Begin with the line containing "Write the Apache ECharts code for this chart." and end with the line containing "var lineColor = '#2c2c6c';"; set down that block verbatim and nothing else.

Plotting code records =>
+ + +

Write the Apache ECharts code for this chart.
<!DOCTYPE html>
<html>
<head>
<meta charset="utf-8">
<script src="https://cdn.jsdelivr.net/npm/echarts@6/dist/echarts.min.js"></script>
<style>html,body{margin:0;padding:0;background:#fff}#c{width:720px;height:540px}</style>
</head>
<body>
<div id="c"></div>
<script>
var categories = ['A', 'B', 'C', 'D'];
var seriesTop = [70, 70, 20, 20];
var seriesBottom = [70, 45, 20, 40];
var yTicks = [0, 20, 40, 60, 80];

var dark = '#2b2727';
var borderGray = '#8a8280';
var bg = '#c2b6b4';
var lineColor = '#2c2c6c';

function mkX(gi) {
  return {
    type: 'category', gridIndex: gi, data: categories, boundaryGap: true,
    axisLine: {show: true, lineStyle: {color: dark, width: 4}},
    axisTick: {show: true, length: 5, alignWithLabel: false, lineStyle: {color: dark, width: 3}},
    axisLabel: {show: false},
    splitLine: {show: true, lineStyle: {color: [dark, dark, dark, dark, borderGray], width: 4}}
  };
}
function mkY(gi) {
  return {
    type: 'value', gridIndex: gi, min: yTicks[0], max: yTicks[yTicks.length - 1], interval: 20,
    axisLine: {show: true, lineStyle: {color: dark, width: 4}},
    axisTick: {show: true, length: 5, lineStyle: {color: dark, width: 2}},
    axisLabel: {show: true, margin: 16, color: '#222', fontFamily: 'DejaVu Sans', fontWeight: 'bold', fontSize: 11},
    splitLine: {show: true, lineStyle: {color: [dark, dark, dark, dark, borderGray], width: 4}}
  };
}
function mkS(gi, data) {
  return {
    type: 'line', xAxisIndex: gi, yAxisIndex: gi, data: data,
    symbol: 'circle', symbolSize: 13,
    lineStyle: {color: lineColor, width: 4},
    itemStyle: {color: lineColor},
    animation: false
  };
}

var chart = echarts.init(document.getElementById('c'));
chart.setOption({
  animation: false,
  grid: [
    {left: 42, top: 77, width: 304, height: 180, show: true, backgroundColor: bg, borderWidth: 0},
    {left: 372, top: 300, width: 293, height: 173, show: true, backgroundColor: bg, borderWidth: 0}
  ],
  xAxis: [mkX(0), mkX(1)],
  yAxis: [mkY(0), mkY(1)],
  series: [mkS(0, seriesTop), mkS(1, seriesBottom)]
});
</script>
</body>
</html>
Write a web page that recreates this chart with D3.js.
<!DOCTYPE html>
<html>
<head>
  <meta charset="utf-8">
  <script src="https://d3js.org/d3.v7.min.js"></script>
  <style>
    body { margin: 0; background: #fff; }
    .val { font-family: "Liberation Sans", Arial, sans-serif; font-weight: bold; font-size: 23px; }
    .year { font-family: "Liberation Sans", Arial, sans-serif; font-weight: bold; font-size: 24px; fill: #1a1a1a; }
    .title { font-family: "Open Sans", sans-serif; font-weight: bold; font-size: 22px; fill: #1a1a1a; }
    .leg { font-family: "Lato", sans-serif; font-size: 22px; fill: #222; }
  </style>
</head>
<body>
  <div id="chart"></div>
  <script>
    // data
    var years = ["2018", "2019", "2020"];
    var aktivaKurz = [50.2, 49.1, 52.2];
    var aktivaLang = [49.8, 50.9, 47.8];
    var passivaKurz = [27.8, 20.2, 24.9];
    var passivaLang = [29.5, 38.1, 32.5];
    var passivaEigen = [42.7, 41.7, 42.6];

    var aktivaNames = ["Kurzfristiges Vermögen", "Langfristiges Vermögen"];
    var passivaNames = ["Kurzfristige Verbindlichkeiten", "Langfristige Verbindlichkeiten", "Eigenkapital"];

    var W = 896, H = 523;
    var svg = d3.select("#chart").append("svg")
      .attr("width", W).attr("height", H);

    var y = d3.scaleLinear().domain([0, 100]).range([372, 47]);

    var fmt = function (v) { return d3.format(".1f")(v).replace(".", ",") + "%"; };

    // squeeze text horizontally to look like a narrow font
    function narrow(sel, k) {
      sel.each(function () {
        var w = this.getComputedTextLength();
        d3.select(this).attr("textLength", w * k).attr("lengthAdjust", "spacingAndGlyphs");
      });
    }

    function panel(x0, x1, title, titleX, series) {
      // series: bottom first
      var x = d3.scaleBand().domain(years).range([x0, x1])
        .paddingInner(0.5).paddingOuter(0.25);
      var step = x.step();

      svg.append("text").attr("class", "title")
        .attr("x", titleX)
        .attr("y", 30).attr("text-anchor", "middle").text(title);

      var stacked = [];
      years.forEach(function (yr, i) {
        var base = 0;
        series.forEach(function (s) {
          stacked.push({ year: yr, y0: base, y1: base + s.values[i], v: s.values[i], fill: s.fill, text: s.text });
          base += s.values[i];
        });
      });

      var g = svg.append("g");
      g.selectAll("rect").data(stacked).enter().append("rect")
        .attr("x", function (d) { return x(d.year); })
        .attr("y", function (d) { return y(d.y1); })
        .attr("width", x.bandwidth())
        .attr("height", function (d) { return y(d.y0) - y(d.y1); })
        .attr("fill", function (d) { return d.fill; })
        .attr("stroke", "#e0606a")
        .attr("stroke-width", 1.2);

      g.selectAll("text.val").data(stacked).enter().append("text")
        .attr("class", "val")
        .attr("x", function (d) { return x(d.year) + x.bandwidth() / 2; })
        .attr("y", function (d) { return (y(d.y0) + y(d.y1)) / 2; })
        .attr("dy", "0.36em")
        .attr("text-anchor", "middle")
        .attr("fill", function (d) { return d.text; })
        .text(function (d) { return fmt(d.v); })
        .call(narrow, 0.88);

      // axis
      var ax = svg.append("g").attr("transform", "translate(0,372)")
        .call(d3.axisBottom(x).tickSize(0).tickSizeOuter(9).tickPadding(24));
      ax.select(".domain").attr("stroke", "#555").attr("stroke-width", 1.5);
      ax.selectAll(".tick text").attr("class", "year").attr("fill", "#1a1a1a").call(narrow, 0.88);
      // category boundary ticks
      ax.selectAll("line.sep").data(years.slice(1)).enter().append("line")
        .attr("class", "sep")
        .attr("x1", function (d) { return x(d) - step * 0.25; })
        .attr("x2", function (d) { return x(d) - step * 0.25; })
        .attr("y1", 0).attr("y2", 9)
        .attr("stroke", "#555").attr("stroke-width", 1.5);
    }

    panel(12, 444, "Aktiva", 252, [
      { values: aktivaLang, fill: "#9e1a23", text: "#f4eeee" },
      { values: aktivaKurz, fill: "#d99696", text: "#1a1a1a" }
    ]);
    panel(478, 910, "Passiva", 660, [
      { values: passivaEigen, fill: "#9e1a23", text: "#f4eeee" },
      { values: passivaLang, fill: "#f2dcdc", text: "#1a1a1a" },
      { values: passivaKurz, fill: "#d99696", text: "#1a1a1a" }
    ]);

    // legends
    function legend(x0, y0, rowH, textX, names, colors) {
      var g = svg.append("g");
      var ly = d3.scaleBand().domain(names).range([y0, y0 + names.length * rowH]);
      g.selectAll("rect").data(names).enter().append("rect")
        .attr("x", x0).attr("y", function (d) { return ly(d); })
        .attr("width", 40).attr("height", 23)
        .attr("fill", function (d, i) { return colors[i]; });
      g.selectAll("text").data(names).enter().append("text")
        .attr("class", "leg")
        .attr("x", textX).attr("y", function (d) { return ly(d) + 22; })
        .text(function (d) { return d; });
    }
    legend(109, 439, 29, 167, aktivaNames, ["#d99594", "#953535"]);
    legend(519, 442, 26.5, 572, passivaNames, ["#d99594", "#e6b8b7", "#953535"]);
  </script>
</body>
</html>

+ + +

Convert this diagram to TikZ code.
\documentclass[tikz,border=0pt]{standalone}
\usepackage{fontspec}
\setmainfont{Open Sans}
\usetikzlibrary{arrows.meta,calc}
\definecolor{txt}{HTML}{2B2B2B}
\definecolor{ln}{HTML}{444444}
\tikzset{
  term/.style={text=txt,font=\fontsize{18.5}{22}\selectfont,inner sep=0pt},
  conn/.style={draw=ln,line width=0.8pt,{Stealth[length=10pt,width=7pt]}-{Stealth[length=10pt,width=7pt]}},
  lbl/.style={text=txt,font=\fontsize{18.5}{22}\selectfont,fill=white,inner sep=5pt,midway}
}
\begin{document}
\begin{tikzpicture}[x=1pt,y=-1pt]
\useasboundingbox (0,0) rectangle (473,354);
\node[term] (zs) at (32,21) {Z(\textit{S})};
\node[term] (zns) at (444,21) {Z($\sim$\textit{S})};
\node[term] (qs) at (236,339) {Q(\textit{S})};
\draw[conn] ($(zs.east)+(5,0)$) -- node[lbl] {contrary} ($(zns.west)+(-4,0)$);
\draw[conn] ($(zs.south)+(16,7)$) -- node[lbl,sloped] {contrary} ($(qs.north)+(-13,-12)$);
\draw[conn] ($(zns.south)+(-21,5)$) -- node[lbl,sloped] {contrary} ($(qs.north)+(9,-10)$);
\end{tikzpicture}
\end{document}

+ + +

Reply to the exercise =>
Write the Apache ECharts code for this chart.
<!DOCTYPE html>
<html>
<head>
<meta charset="utf-8">
<script src="https://cdn.jsdelivr.net/npm/echarts@6/dist/echarts.min.js"></script>
<style>html,body{margin:0;padding:0;background:#fff}#c{width:720px;height:540px}</style>
</head>
<body>
<div id="c"></div>
<script>
var categories = ['A', 'B', 'C', 'D'];
var seriesTop = [70, 70, 20, 20];
var seriesBottom = [70, 45, 20, 40];
var yTicks = [0, 20, 40, 60, 80];

var dark = '#2b2727';
var borderGray = '#8a8280';
var bg = '#c2b6b4';
var lineColor = '#2c2c6c';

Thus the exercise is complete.